8 Mistakes You’re Making When It Comes to Your Freezer
Your freezer is a magical place. It’s a place for pints of ice cream (to devour while binge-watching whatever is new on Netflix); for giant ice cubes (to make adult cocktails); and, most importantly, for nourishing meals (to sustain you when you think your only option is takeout).
Obviously, you don’t have to be a wizard in order to take care of this magical place. But you — and your freezer! — will be better off if you know to avoid these common mistakes.
1. You’re letting your freezer get too warm.
Warm is the opposite of what you’re freezer wants to be — but things can heat up if you don’t set the freezer to the right temp or open and close your freezer too often. Make sure you set your freezer to the lowest possible setting. (Can’t find the dial? Look in the fridge!) And have a quick think before you open the freezer: Are you going for the frozen peas? You know where they are — grab ’em and close that door behind you!
2. You’re keeping your freezer too full — or too empty.

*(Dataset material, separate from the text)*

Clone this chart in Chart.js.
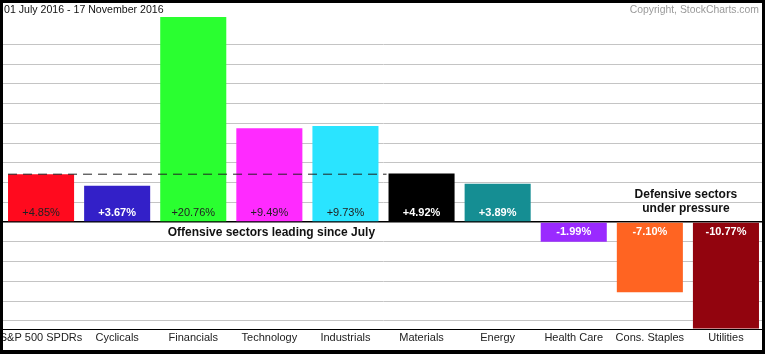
<!DOCTYPE html>
<html>
<head>
<meta charset="utf-8">
<script src="https://cdn.jsdelivr.net/npm/chart.js@4"></script>
<style>
  body { margin: 0; background: #fff; }
  #wrap { width: 765px; height: 354px; }
</style>
</head>
<body>
<div id="wrap"><canvas id="perf" width="765" height="354"></canvas></div>
<script>
// sectors, 01 July 2016 - 17 November 2016
const sectors = ['S&P 500 SPDRs', 'Cyclicals', 'Financials', 'Technology', 'Industrials',
  'Materials', 'Energy', 'Health Care', 'Cons. Staples', 'Utilities'];
const changes = [4.85, 3.67, 20.76, 9.49, 9.73, 4.92, 3.89, -1.99, -7.10, -10.77];
const gridTicks = [-10, -8, -6, -4, -2, 0, 2, 4, 6, 8, 10, 12, 14, 16, 18];

const barColors = ['#ff0a1e', '#3320c8', '#2aff30', '#ff2aff', '#2ae4ff',
  '#000000', '#158e93', '#9a2aff', '#ff6422', '#92040e'];
const labelColors = ['#222', '#fff', '#222', '#222', '#222',
  '#fff', '#fff', '#fff', '#fff', '#fff'];
const labelBold = [false, true, false, false, false, true, true, true, true, true];

const FONT = '"Liberation Sans", Arial, sans-serif';

// labels inside the bars, dashed S&P line, notes, frame
const extras = {
  id: 'extras',
  afterDatasetsDraw(chart) {
    const c = chart.ctx;
    const meta = chart.getDatasetMeta(0);
    const x = chart.scales.x, y = chart.scales.y;
    const zero = y.getPixelForValue(0);

    c.save();
    c.textAlign = 'center';
    c.textBaseline = 'middle';
    meta.data.forEach((bar, i) => {
      const v = changes[i];
      c.font = (labelBold[i] ? 'bold ' : '') + '11px ' + FONT;
      c.fillStyle = labelColors[i];
      const txt = (v > 0 ? '+' : '') + v.toFixed(2) + '%';
      c.fillText(txt, bar.x, v > 0 ? zero - 9 : zero + 10);
    });

    // S&P 500 reference line
    const b0 = meta.data[0], b5 = meta.data[5];
    const ly = y.getPixelForValue(changes[0]);
    c.strokeStyle = '#222';
    c.lineWidth = 1;
    c.setLineDash([9, 6]);
    c.beginPath();
    c.moveTo(b0.x - b0.width / 2, ly);
    c.lineTo(b5.x - b5.width / 2 - 2, ly);
    c.stroke();
    c.setLineDash([]);

    c.fillStyle = '#111';
    c.font = 'bold 12px ' + FONT;
    c.fillText('Offensive sectors leading since July', x.getPixelForValue(3) + 2, y.getPixelForValue(-1.1));
    c.fillText('Defensive sectors', x.getPixelForValue(8.5) - 2, y.getPixelForValue(2.75));
    c.fillText('under pressure', x.getPixelForValue(8.5) - 2, y.getPixelForValue(1.32));

    c.font = '10.6px ' + FONT;
    c.textAlign = 'left';
    c.fillStyle = '#111';
    c.fillText('01 July 2016 - 17 November 2016', 4, 10);
    c.textAlign = 'right';
    c.fillStyle = '#9a9a9a';
    c.font = '10.4px ' + FONT;
    c.fillText('Copyright, StockCharts.com', 759, 10);

    c.fillStyle = '#000';
    c.fillRect(0, 0, 765, 3);
    c.fillRect(0, 0, 3, 354);
    c.fillRect(762, 0, 3, 354);
    c.fillRect(0, 350, 765, 4);
    c.restore();
  }
};

new Chart(document.getElementById('perf'), {
  type: 'bar',
  data: {
    labels: sectors,
    datasets: [{
      data: changes,
      backgroundColor: barColors,
      borderWidth: 0,
      categoryPercentage: 1,
      barPercentage: 0.868
    }]
  },
  options: {
    responsive: false,
    animation: false,
    layout: { padding: { left: 3, right: 1, top: 17, bottom: 7 } },
    plugins: { legend: { display: false }, tooltip: { enabled: false } },
    scales: {
      x: {
        afterFit: (s) => { s.paddingLeft = 0; s.paddingRight = 0; },
        grid: { display: false, drawTicks: false },
        border: { display: true, color: '#000', width: 1 },
        ticks: { color: '#222', font: { family: FONT, size: 11 }, padding: 2, maxRotation: 0, autoSkip: false }
      },
      y: {
        min: -10.9,
        max: 20.76,
        afterBuildTicks: (s) => { s.ticks = gridTicks.map(v => ({ value: v })); },
        ticks: { display: false },
        border: { display: false },
        grid: {
          drawTicks: false,
          color: (ctx) => ctx.tick && ctx.tick.value === 0 ? '#000' : '#c4c4c4',
          lineWidth: (ctx) => ctx.tick && ctx.tick.value === 0 ? 1.5 : 1
        }
      }
    }
  },
  plugins: [extras]
});
</script>
</body>
</html>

Your freezer is like Goldilocks. It wants to be not too full, not too empty, but filled just right. Basically if your freezer is too empty, it has to work harder to keep all your food frozen; if it’s too full, the air won’t circulate properly, which can overtax the condenser and also make it harder to keep all your food frozen.
3. You’re not wrapping your food correctly.
When it comes to wrapping up leftovers, there are two common mistakes people make: You can fail to get all the air out of your zip-top bags, which translates to freezer burn, or you can fill your containers too much without leaving room for the food to expand. You can guess where that leads.
4. You’re not pre-freezing your fruit.
Do you freeze your fresh fruit so that you can have a delicious smoothie in the morning? Are you freezing your fruit on a tray before putting it in bags? Do it, so that it doesn’t get all clumped up and hard to use.
5. You’re waiting too long to freeze your food.
Repeat after us: I will not wait until my food is almost spoiled to put it in the freezer. A good rule of thumb? Freeze your extra ground beef right after you get home from the store, and your extra muffins right after they’ve cooled.
6. You’re not labeling your food.
Here’s the thing about putting food in the freezer: You know what it is when you put it in there. A week (or a month) later? Not so much. That’s why you need to label your food. Use masking tape and a Sharpie to write what it is and when you put it in there. Food will last a long time in there, but it won’t last forever!
7. You’re not storing nuts, seeds, and flours in the freezer.
Certain items that you think of as pantry items — including nuts, seeds, and flours — are actually freezer items. That’s because they contain oil, which means they can go rancid if they sit around at room temperature.
8. You’re storing your ice cream in the freezer door.
Your freezer door is the warmest part, which means you might want to use that spot to store things like the aforementioned pantry items, instead of, say, ice cream. Otherwise, you might end up with ice cream that gets melty and has a weird texture. Such a bummer!